A cat and a cockerel were great friends, and lived on one side of a river which was arid desert.

The other side was a lush green pasture, BUT IT WAS FORBIDDEN!!

Day after day the two friends gazed longingly across the river as they scratched a living on their side. One scrawny mouse per week barely kept the cat alive, and the cockerel was even worse off as there was almost no grain to be found. Things were getting really desperate.

One morning the cockerel said, "_I know it's forbidden to cross the river Puss, but I really am at the end of my tether. I don't care what happens - I'm going across. Are you coming with me?"._

"_Not likely Cock!" _said the cat, "_A thunderbolt from heaven will land on your head - then you'll be sorry!"_

So the cockerel laid down in what bit of shade he could find and built up his last remaining strength. He ran as fast as he could to the river bank, flapped his threadbare little wings, and just about made it to the other side. Within seconds he was shouting across to the cat, between beakfuls of delicious plump grain, "_Come on over Puss, this is paradise. So much grain for me I'm spoiled for choice, and I've already trodden on three of the fattest mice you have ever seen."_

So at last the cat decided to take the risk, ran with all her might to the edge of the river and launched herself with all the strength she had left. Unfortunately she was too weak and didn't quite make it, landing with a splash just short of the opposite bank.

Now . . .

The moral of this story . . . .

is very rude . . . .

and you have been warned!!

*Wherever you find a contented cock, there's always a very wet pussy!*


----------



## JohnsCrossMotorHomes (Jul 21, 2007)

Oh you are naughty, but I like you!


:sign5:


----------



## Zebedee (Oct 3, 2007)

Over 200 views already this evening!  

Wonder if the title had anything to do with it? 8O :roll:


----------



## JockandRita (Jun 1, 2005)

:lol: 

Jock.


----------



## Snelly (Aug 20, 2005)

I don't understand the joke... maybe im too young and innocent?


----------



## Zebedee (Oct 3, 2007)

Snelly said:


> I don't understand the joke... maybe im too young and innocent?


I don't either Shane, but the bloke in the pub who told it to me said it was mucky  , so I took his word for it. :?

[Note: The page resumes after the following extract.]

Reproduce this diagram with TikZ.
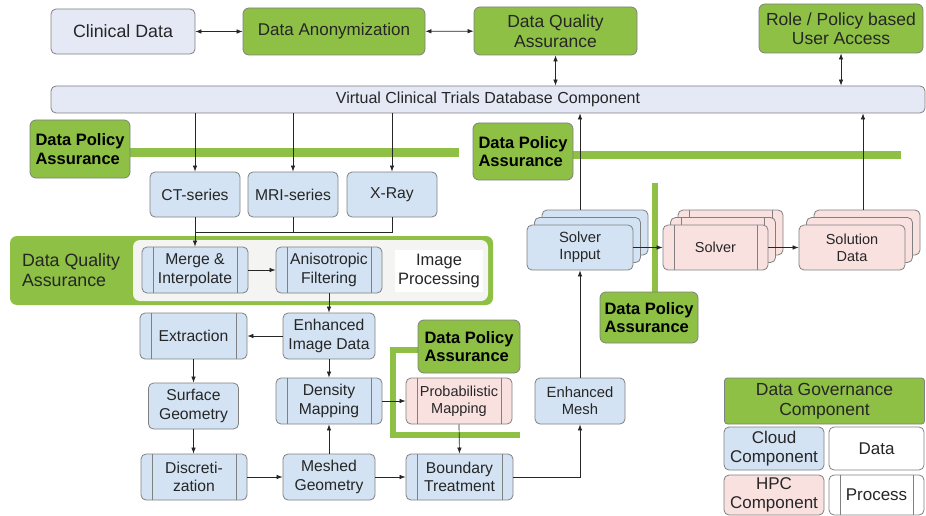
\documentclass[tikz,border=0pt]{standalone}
\usepackage{fontspec}
\setmainfont{Liberation Sans}
\usetikzlibrary{arrows.meta,calc}

\definecolor{govgreen}{HTML}{8DC044}
\definecolor{cloudblue}{HTML}{D3E3F3}
\definecolor{paleblue}{HTML}{E4E9F5}
\definecolor{hpcpink}{HTML}{F9E1E0}
\definecolor{edgegray}{HTML}{808080}
\definecolor{panelgray}{HTML}{F4F4F2}
\definecolor{inkgray}{HTML}{262626}

\newcommand\fsz[2]{\fontsize{#1}{#2}\selectfont}

\tikzset{
  box/.style={draw=edgegray, line width=0.8pt, rounded corners=5pt, align=center,
    inner sep=0pt, text=inkgray, font=\fsz{15.7}{18.5}},
  cloudbox/.style={box, fill=cloudblue},
  hpcbox/.style={box, fill=hpcpink},
  govbox/.style={box, fill=govgreen, rounded corners=6pt, font=\fsz{17.5}{19.5}},
  policybox/.style={govbox, align=left, text=black, font=\bfseries\fsz{16.5}{18.5}},
  legendtext/.style={font=\fsz{17}{19.5}},
  bars/.style={path picture={
      \draw[edgegray, line width=0.8pt]
        ([xshift=11pt]path picture bounding box.north west) --
        ([xshift=11pt]path picture bounding box.south west);
      \draw[edgegray, line width=0.8pt]
        ([xshift=-11pt]path picture bounding box.north east) --
        ([xshift=-11pt]path picture bounding box.south east);}},
  link/.style={draw=inkgray, line width=0.7pt},
  arr/.style={link, -{Latex[length=6pt,width=4.5pt]}},
  dbl/.style={link, {Latex[length=6pt,width=4.5pt]}-{Latex[length=6pt,width=4.5pt]}},
  greenband/.style={fill=govgreen},
}

\begin{document}
\begin{tikzpicture}[x=1pt, y=-1pt]
\useasboundingbox (0,0) rectangle (926,516);

% ---------- top row ----------
\node[box, fill=paleblue, minimum width=144, minimum height=45, font=\fsz{17.8}{20}]
  (clin) at (123,31.5) {Clinical Data};
\node[govbox, minimum width=182, minimum height=47, font=\fsz{17}{19}]
  (anon) at (334,31.5) {Data Anonymization};
\node[govbox, minimum width=163, minimum height=48]
  (dqa) at (555.5,31) {Data Quality\\Assurance};
\node[govbox, minimum width=164, minimum height=49]
  (role) at (841,28.5) {Role / Policy based\\User Access};

\node[box, fill=paleblue, minimum width=874, minimum height=27, font=\fsz{16}{18}]
  (db) at (488,99.5) {Virtual Clinical Trials Database Component};

% ---------- policy bands ----------
\fill[greenband] (120,148) rectangle (459,157);
\fill[greenband] (565,151) rectangle (901,159);
\fill[greenband] (652,183) rectangle (658,300);
\draw[govgreen, line width=6pt, line join=miter] (425,350) -- (393,350) -- (393,434.5) -- (520,434.5);

\node[policybox, minimum width=100, minimum height=58] (dpa1) at (80,149) {Data Policy\\Assurance};
\node[policybox, minimum width=100, minimum height=57] (dpa2) at (523,151.5) {Data Policy\\Assurance};
\node[policybox, minimum width=98, minimum height=51] (dpa4) at (649,317.5) {Data Policy\\Assurance};
\node[policybox, minimum width=102, minimum height=53] (dpa3) at (469,346.5) {Data Policy\\Assurance};

% ---------- imaging sources ----------
\node[cloudbox, minimum width=90, minimum height=45] (ct) at (195,194.5) {CT-series};
\node[cloudbox, minimum width=90, minimum height=45] (mri) at (293,194.5) {MRI-series};
\node[cloudbox, minimum width=90, minimum height=45] (xray) at (392,194.5) {X-Ray};

% ---------- image processing panel ----------
\fill[govgreen, rounded corners=7pt] (10,236) rectangle (493,305);
\fill[panelgray, rounded corners=7pt] (133,240) rectangle (488,301);
\node[align=left, text=inkgray, font=\fsz{17.8}{20.5}, inner sep=0pt] (dqa2) at (71,270) {Data Quality\\Assurance};
\node[fill=white, minimum width=88, minimum height=42, align=center, inner sep=0pt,
  text=inkgray, font=\fsz{16.5}{19}] (imgproc) at (439,271) {Image\\Processing};

\node[cloudbox, bars, minimum width=106, minimum height=46] (merge) at (195,270) {Merge \&\\Interpolate};
\node[cloudbox, bars, minimum width=106, minimum height=46] (aniso) at (329,270) {Anisotropic\\Filtering};

% ---------- geometry pipeline ----------
\node[cloudbox, minimum width=92, minimum height=46] (eid) at (329,336) {Enhanced\\Image Data};
\node[cloudbox, bars, minimum width=107, minimum height=46] (extr) at (193.5,336) {Extraction};
\node[cloudbox, minimum width=90, minimum height=46] (surf) at (193.5,406) {Surface\\Geometry};
\node[cloudbox, bars, minimum width=106, minimum height=46] (dens) at (329,401) {Density\\Mapping};
\node[hpcbox, bars, minimum width=106, minimum height=46, font=\fsz{14.5}{17}] (prob) at (459,401) {Probabilistic\\Mapping};
\node[cloudbox, bars, minimum width=106, minimum height=46] (disc) at (194,477) {Discreti-\\zation};
\node[cloudbox, minimum width=92, minimum height=46] (mesh) at (329,477) {Meshed\\Geometry};
\node[cloudbox, bars, minimum width=107, minimum height=46] (bound) at (459.5,477) {Boundary\\Treatment};
\node[cloudbox, minimum width=90, minimum height=46, font=\fsz{14.8}{17}] (emesh) at (580,401) {Enhanced\\Mesh};

% ---------- solver stacks ----------
\node[cloudbox, minimum width=106, minimum height=45] (si3) at (595,232.5) {};
\node[cloudbox, minimum width=106, minimum height=45] (si2) at (587.5,240) {};
\node[cloudbox, minimum width=106, minimum height=45, font=\fsz{14.8}{17}] (si1) at (580,247.5) {Solver\\Inpput};

\node[hpcbox, bars, minimum width=105, minimum height=45] (sol3) at (730.5,232.5) {};
\node[hpcbox, bars, minimum width=105, minimum height=45] (sol2) at (723,240) {};
\node[hpcbox, bars, minimum width=105, minimum height=45, font=\fsz{14.5}{17}] (sol1) at (715.5,247.5) {Solver};

\node[hpcbox, minimum width=106, minimum height=45] (sd3) at (867,232.5) {};
\node[hpcbox, minimum width=106, minimum height=45] (sd2) at (859.5,240) {};
\node[hpcbox, minimum width=106, minimum height=45, font=\fsz{14.5}{17}] (sd1) at (852,247.5) {Solution\\Data};

% ---------- legend ----------
\node[govbox, rounded corners=3pt, minimum width=200, minimum height=46, font=\fsz{17.5}{20}]
  (dgc) at (824.5,401) {Data Governance\\Component};
\node[cloudbox, legendtext, minimum width=100, minimum height=43] (cloud) at (774,448.5) {Cloud\\Component};
\node[box, legendtext, fill=white, minimum width=95, minimum height=43] (datal) at (876.5,448.5) {Data};
\node[hpcbox, legendtext, minimum width=100, minimum height=40] (hpc) at (774,495) {HPC\\Component};
\node[box, legendtext, bars, fill=white, minimum width=95, minimum height=40] (procl) at (876.5,495) {Process};

% ---------- connectors ----------
\draw[dbl] (clin) -- (anon);
\draw[dbl] (anon) -- (dqa);
\draw[dbl] (dqa.south) -- (dqa.south |- db.north);
\draw[dbl] (role.south) -- (role.south |- db.north);

\draw[arr] (ct.north |- db.south) -- (ct.north);
\draw[arr] (mri.north |- db.south) -- (mri.north);
\draw[arr] (xray.north |- db.south) -- (xray.north);

\coordinate (mergeJ) at ($(ct.south)!0.5!(merge.north)$);
\draw[arr] (ct.south) -- (merge.north);
\draw[link] (xray.south) |- (mergeJ);
\draw[link] (mri.south) -- (mri.south |- mergeJ);

\draw[arr] (merge) -- (aniso);
\draw[arr] (aniso.south) -- (eid.north);
\draw[arr] (eid) -- (extr);
\draw[arr] (extr.south) -- (surf.north);
\draw[arr] (surf.south) -- (surf.south |- disc.north);
\draw[arr] (eid.south) -- (dens.north);
\draw[arr] (disc) -- (mesh);
\draw[arr] (mesh) -- (bound);
\draw[arr] (mesh.north) -- (dens.south);
\draw[arr] (dens) -- (prob);
\draw[arr] (prob.south) -- (bound.north);
\draw[arr] (bound.east) -| (emesh.south);
\draw[arr] (emesh.north) -- (si1.south);

\draw[arr] (si1.east) -- (sol1.west);
\draw[arr] (sol1.east) -- (sd1.west);
\draw[arr] (si1.north |- si3.north) -- (si1.north |- db.south);
\draw[arr] ([xshift=-4pt]sd3.north) -- ([xshift=-4pt]sd3.north |- db.south);
\end{tikzpicture}
\end{document}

374 others obviously did understand, or they are too shy to admit their innocence! :roll:

Cheers


----------



## artona (Jan 19, 2006)

Hi

You youngsters are all rush, rush, rush. You never last long enough anywhere to get wet. In future years it will all slide into place smoothly, don't worry. :lol: :lol: :lol: :lol: 


stew


----------



## Zebedee (Oct 3, 2007)

artona said:


> Hi
> You youngsters are all rush, rush, rush. You never last long enough anywhere to get wet. In future years it will all slide into place smoothly, don't worry. :lol: :lol: :lol: :lol:
> stew


Ah yes . . . . . . I remember it well! 8O 8O 8O


----------